(TASK REQUIREMENTS): Give the data below again exactly as written, without its pictures.

(DATA):
........

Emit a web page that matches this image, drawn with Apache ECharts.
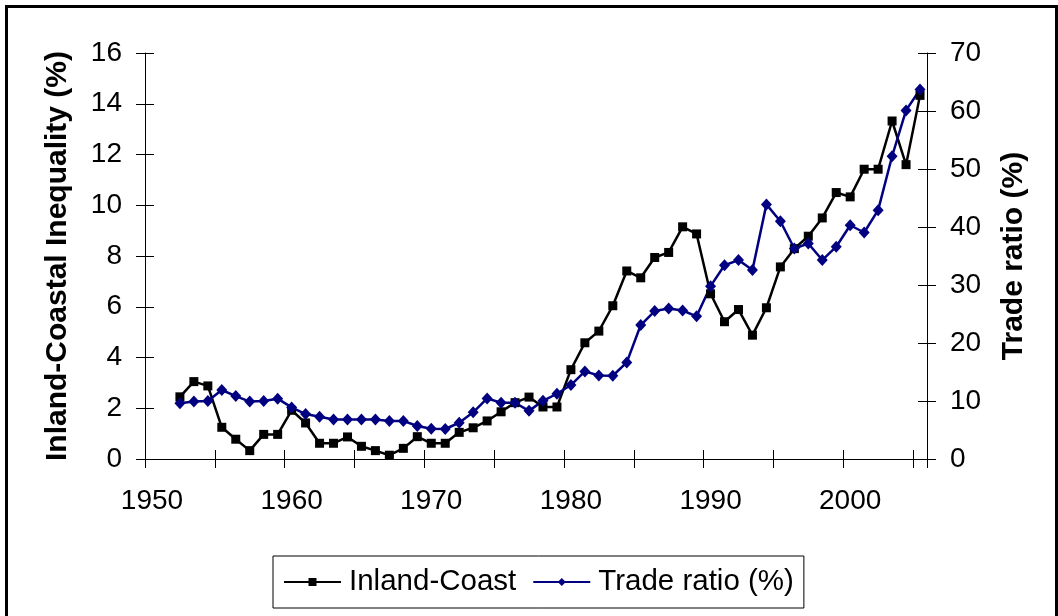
<!DOCTYPE html>
<html>
<head>
<meta charset="utf-8">
<script src="https://cdn.jsdelivr.net/npm/echarts@6/dist/echarts.min.js"></script>
<style>
	html, body { margin: 0; padding: 0; background: #fff; }
	#chart { width: 1058px; height: 616px; }
</style>
</head>
<body>
<div id="chart"></div>
<script>
/* categories: one per year, labels every 10, ticks every 5 */
var years = [];
for (var y = 1950; y <= 2005; y++) years.push(String(y));

/* Inland-Coastal inequality (%), left axis; no data for 1950-51 */
var inlandCoast = [null, null,
	2.45, 3.05, 2.88, 1.25, 0.78, 0.33, 0.97, 0.97, 1.92, 1.42,
	0.62, 0.62, 0.87, 0.50, 0.33, 0.15, 0.42, 0.88, 0.62, 0.62,
	1.05, 1.23, 1.50, 1.86, 2.22, 2.44, 2.05, 2.05, 3.52, 4.58,
	5.04, 6.04, 7.41, 7.14, 7.94, 8.14, 9.15, 8.87, 6.51, 5.41,
	5.89, 4.88, 5.96, 7.57, 8.29, 8.78, 9.50, 10.50, 10.33, 11.42,
	11.42, 13.32, 11.60, 14.33];

/* Trade ratio (%), right axis */
var tradeRatio = [null, null,
	9.6, 9.9, 10.0, 11.9, 10.85, 9.9, 10.0, 10.4, 8.9, 7.75,
	7.3, 6.8, 6.8, 6.8, 6.8, 6.55, 6.55, 5.7, 5.2, 5.17,
	6.25, 8.04, 10.45, 9.7, 9.7, 8.3, 10.03, 11.25, 12.75, 15.1,
	14.4, 14.35, 16.65, 23.1, 25.5, 25.95, 25.6, 24.6, 29.8, 33.4,
	34.3, 32.6, 43.9, 41.0, 36.3, 37.15, 34.3, 36.6, 40.3, 39.05,
	42.9, 52.2, 60.1, 63.7];

var leftTicks = { min: 0, max: 16, interval: 2 };
var rightTicks = { min: 0, max: 70, interval: 10 };

var font = 'Liberation Sans, Arial, sans-serif';

var chart = echarts.init(document.getElementById('chart'), null, { renderer: 'canvas' });

var option = {
	animation: false,
	backgroundColor: '#fff',
	grid: {
		left: 145,
		right: 131,
		top: 53,
		bottom: 157,
		outerBoundsMode: 'none'
	},
	legend: {
		left: 273,
		top: 556,
		orient: 'horizontal',
		padding: [11, 10, 11, 10],
		itemWidth: 57,
		itemHeight: 10,
		itemGap: 16,
		borderColor: '#000',
		borderWidth: 1,
		textStyle: {
			color: '#000',
			fontSize: 29.5,
			fontFamily: font,
			padding: [0, 0, 0, 3]
		},
		data: ['Inland-Coast', 'Trade ratio (%)']
	},
	xAxis: [{
		type: 'category',
		data: years,
		position: 'bottom',
		boundaryGap: true,
		axisLine: { show: true, lineStyle: { color: '#000', width: 1 } },
		axisTick: { show: true, interval: 4, length: 9, lineStyle: { color: '#000' } },
		axisLabel: { interval: 9, color: '#000', fontSize: 28, fontFamily: font, margin: 28 },
		splitLine: { show: false }
	}, {
		// inner half of the crossing ticks
		type: 'category',
		data: years,
		position: 'bottom',
		boundaryGap: true,
		axisLine: { show: false },
		axisTick: { show: true, inside: true, interval: 4, length: 9, lineStyle: { color: '#000' } },
		axisLabel: { show: false },
		splitLine: { show: false }
	}],
	yAxis: [{
		type: 'value',
		position: 'left',
		min: leftTicks.min,
		max: leftTicks.max,
		interval: leftTicks.interval,
		name: 'Inland-Coastal Inequality (%)',
		nameLocation: 'middle',
		nameRotate: 90,
		nameGap: 72,
		nameTextStyle: { color: '#000', fontSize: 30, fontWeight: 'bold', fontFamily: font },
		axisLine: { show: true, lineStyle: { color: '#000', width: 1 } },
		axisTick: { show: true, length: 9, lineStyle: { color: '#000' } },
		axisLabel: { color: '#000', fontSize: 28, fontFamily: font, margin: 23 },
		splitLine: { show: false }
	}, {
		type: 'value',
		position: 'right',
		min: rightTicks.min,
		max: rightTicks.max,
		interval: rightTicks.interval,
		name: 'Trade ratio (%)',
		nameLocation: 'middle',
		nameRotate: 90,
		nameGap: 72,
		nameTextStyle: { color: '#000', fontSize: 30, fontWeight: 'bold', fontFamily: font },
		axisLine: { show: true, lineStyle: { color: '#000', width: 1 } },
		axisTick: { show: true, length: 9, lineStyle: { color: '#000' } },
		axisLabel: { color: '#000', fontSize: 28, fontFamily: font, margin: 23 },
		splitLine: { show: false }
	}, {
		type: 'value',
		position: 'left',
		min: leftTicks.min,
		max: leftTicks.max,
		interval: leftTicks.interval,
		axisLine: { show: false },
		axisTick: { show: true, inside: true, length: 9, lineStyle: { color: '#000' } },
		axisLabel: { show: false },
		splitLine: { show: false }
	}, {
		type: 'value',
		position: 'right',
		min: rightTicks.min,
		max: rightTicks.max,
		interval: rightTicks.interval,
		axisLine: { show: false },
		axisTick: { show: true, inside: true, length: 9, lineStyle: { color: '#000' } },
		axisLabel: { show: false },
		splitLine: { show: false }
	}],
	series: [{
		name: 'Inland-Coast',
		type: 'line',
		xAxisIndex: 0,
		yAxisIndex: 0,
		data: inlandCoast,
		symbol: 'rect',
		symbolSize: 9,
		showAllSymbol: true,
		color: '#000',
		lineStyle: { color: '#000', width: 2.5 },
		itemStyle: { color: '#000' }
	}, {
		name: 'Trade ratio (%)',
		type: 'line',
		xAxisIndex: 0,
		yAxisIndex: 1,
		data: tradeRatio,
		symbol: 'diamond',
		symbolSize: [11, 12],
		showAllSymbol: true,
		color: '#000080',
		lineStyle: { color: '#000080', width: 2.5 },
		itemStyle: { color: '#000080' }
	}],
	graphic: [{
		// outer chart frame, bottom edge runs past the picture
		type: 'rect',
		left: 4,
		top: 4,
		shape: { width: 1050, height: 620 },
		style: { fill: null, stroke: '#000', lineWidth: 3 },
		silent: true
	}]
};

chart.setOption(option);
</script>
</body>
</html>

........

(WRITTEN ANSWER):
Emit a web page that matches this image, drawn with Apache ECharts.
<!DOCTYPE html>
<html>
<head>
<meta charset="utf-8">
<script src="https://cdn.jsdelivr.net/npm/echarts@6/dist/echarts.min.js"></script>
<style>
	html, body { margin: 0; padding: 0; background: #fff; }
	#chart { width: 1058px; height: 616px; }
</style>
</head>
<body>
<div id="chart"></div>
<script>
/* categories: one per year, labels every 10, ticks every 5 */
var years = [];
for (var y = 1950; y <= 2005; y++) years.push(String(y));

/* Inland-Coastal inequality (%), left axis; no data for 1950-51 */
var inlandCoast = [null, null,
	2.45, 3.05, 2.88, 1.25, 0.78, 0.33, 0.97, 0.97, 1.92, 1.42,
	0.62, 0.62, 0.87, 0.50, 0.33, 0.15, 0.42, 0.88, 0.62, 0.62,
	1.05, 1.23, 1.50, 1.86, 2.22, 2.44, 2.05, 2.05, 3.52, 4.58,
	5.04, 6.04, 7.41, 7.14, 7.94, 8.14, 9.15, 8.87, 6.51, 5.41,
	5.89, 4.88, 5.96, 7.57, 8.29, 8.78, 9.50, 10.50, 10.33, 11.42,
	11.42, 13.32, 11.60, 14.33];

/* Trade ratio (%), right axis */
var tradeRatio = [null, null,
	9.6, 9.9, 10.0, 11.9, 10.85, 9.9, 10.0, 10.4, 8.9, 7.75,
	7.3, 6.8, 6.8, 6.8, 6.8, 6.55, 6.55, 5.7, 5.2, 5.17,
	6.25, 8.04, 10.45, 9.7, 9.7, 8.3, 10.03, 11.25, 12.75, 15.1,
	14.4, 14.35, 16.65, 23.1, 25.5, 25.95, 25.6, 24.6, 29.8, 33.4,
	34.3, 32.6, 43.9, 41.0, 36.3, 37.15, 34.3, 36.6, 40.3, 39.05,
	42.9, 52.2, 60.1, 63.7];

var leftTicks = { min: 0, max: 16, interval: 2 };
var rightTicks = { min: 0, max: 70, interval: 10 };

var font = 'Liberation Sans, Arial, sans-serif';

var chart = echarts.init(document.getElementById('chart'), null, { renderer: 'canvas' });

var option = {
	animation: false,
	backgroundColor: '#fff',
	grid: {
		left: 145,
		right: 131,
		top: 53,
		bottom: 157,
		outerBoundsMode: 'none'
	},
	legend: {
		left: 273,
		top: 556,
		orient: 'horizontal',
		padding: [11, 10, 11, 10],
		itemWidth: 57,
		itemHeight: 10,
		itemGap: 16,
		borderColor: '#000',
		borderWidth: 1,
		textStyle: {
			color: '#000',
			fontSize: 29.5,
			fontFamily: font,
			padding: [0, 0, 0, 3]
		},
		data: ['Inland-Coast', 'Trade ratio (%)']
	},
	xAxis: [{
		type: 'category',
		data: years,
		position: 'bottom',
		boundaryGap: true,
		axisLine: { show: true, lineStyle: { color: '#000', width: 1 } },
		axisTick: { show: true, interval: 4, length: 9, lineStyle: { color: '#000' } },
		axisLabel: { interval: 9, color: '#000', fontSize: 28, fontFamily: font, margin: 28 },
		splitLine: { show: false }
	}, {
		// inner half of the crossing ticks
		type: 'category',
		data: years,
		position: 'bottom',
		boundaryGap: true,
		axisLine: { show: false },
		axisTick: { show: true, inside: true, interval: 4, length: 9, lineStyle: { color: '#000' } },
		axisLabel: { show: false },
		splitLine: { show: false }
	}],
	yAxis: [{
		type: 'value',
		position: 'left',
		min: leftTicks.min,
		max: leftTicks.max,
		interval: leftTicks.interval,
		name: 'Inland-Coastal Inequality (%)',
		nameLocation: 'middle',
		nameRotate: 90,
		nameGap: 72,
		nameTextStyle: { color: '#000', fontSize: 30, fontWeight: 'bold', fontFamily: font },
		axisLine: { show: true, lineStyle: { color: '#000', width: 1 } },
		axisTick: { show: true, length: 9, lineStyle: { color: '#000' } },
		axisLabel: { color: '#000', fontSize: 28, fontFamily: font, margin: 23 },
		splitLine: { show: false }
	}, {
		type: 'value',
		position: 'right',
		min: rightTicks.min,
		max: rightTicks.max,
		interval: rightTicks.interval,
		name: 'Trade ratio (%)',
		nameLocation: 'middle',
		nameRotate: 90,
		nameGap: 72,
		nameTextStyle: { color: '#000', fontSize: 30, fontWeight: 'bold', fontFamily: font },
		axisLine: { show: true, lineStyle: { color: '#000', width: 1 } },
		axisTick: { show: true, length: 9, lineStyle: { color: '#000' } },
		axisLabel: { color: '#000', fontSize: 28, fontFamily: font, margin: 23 },
		splitLine: { show: false }
	}, {
		type: 'value',
		position: 'left',
		min: leftTicks.min,
		max: leftTicks.max,
		interval: leftTicks.interval,
		axisLine: { show: false },
		axisTick: { show: true, inside: true, length: 9, lineStyle: { color: '#000' } },
		axisLabel: { show: false },
		splitLine: { show: false }
	}, {
		type: 'value',
		position: 'right',
		min: rightTicks.min,
		max: rightTicks.max,
		interval: rightTicks.interval,
		axisLine: { show: false },
		axisTick: { show: true, inside: true, length: 9, lineStyle: { color: '#000' } },
		axisLabel: { show: false },
		splitLine: { show: false }
	}],
	series: [{
		name: 'Inland-Coast',
		type: 'line',
		xAxisIndex: 0,
		yAxisIndex: 0,
		data: inlandCoast,
		symbol: 'rect',
		symbolSize: 9,
		showAllSymbol: true,
		color: '#000',
		lineStyle: { color: '#000', width: 2.5 },
		itemStyle: { color: '#000' }
	}, {
		name: 'Trade ratio (%)',
		type: 'line',
		xAxisIndex: 0,
		yAxisIndex: 1,
		data: tradeRatio,
		symbol: 'diamond',
		symbolSize: [11, 12],
		showAllSymbol: true,
		color: '#000080',
		lineStyle: { color: '#000080', width: 2.5 },
		itemStyle: { color: '#000080' }
	}],
	graphic: [{
		// outer chart frame, bottom edge runs past the picture
		type: 'rect',
		left: 4,
		top: 4,
		shape: { width: 1050, height: 620 },
		style: { fill: null, stroke: '#000', lineWidth: 3 },
		silent: true
	}]
};

chart.setOption(option);
</script>
</body>
</html>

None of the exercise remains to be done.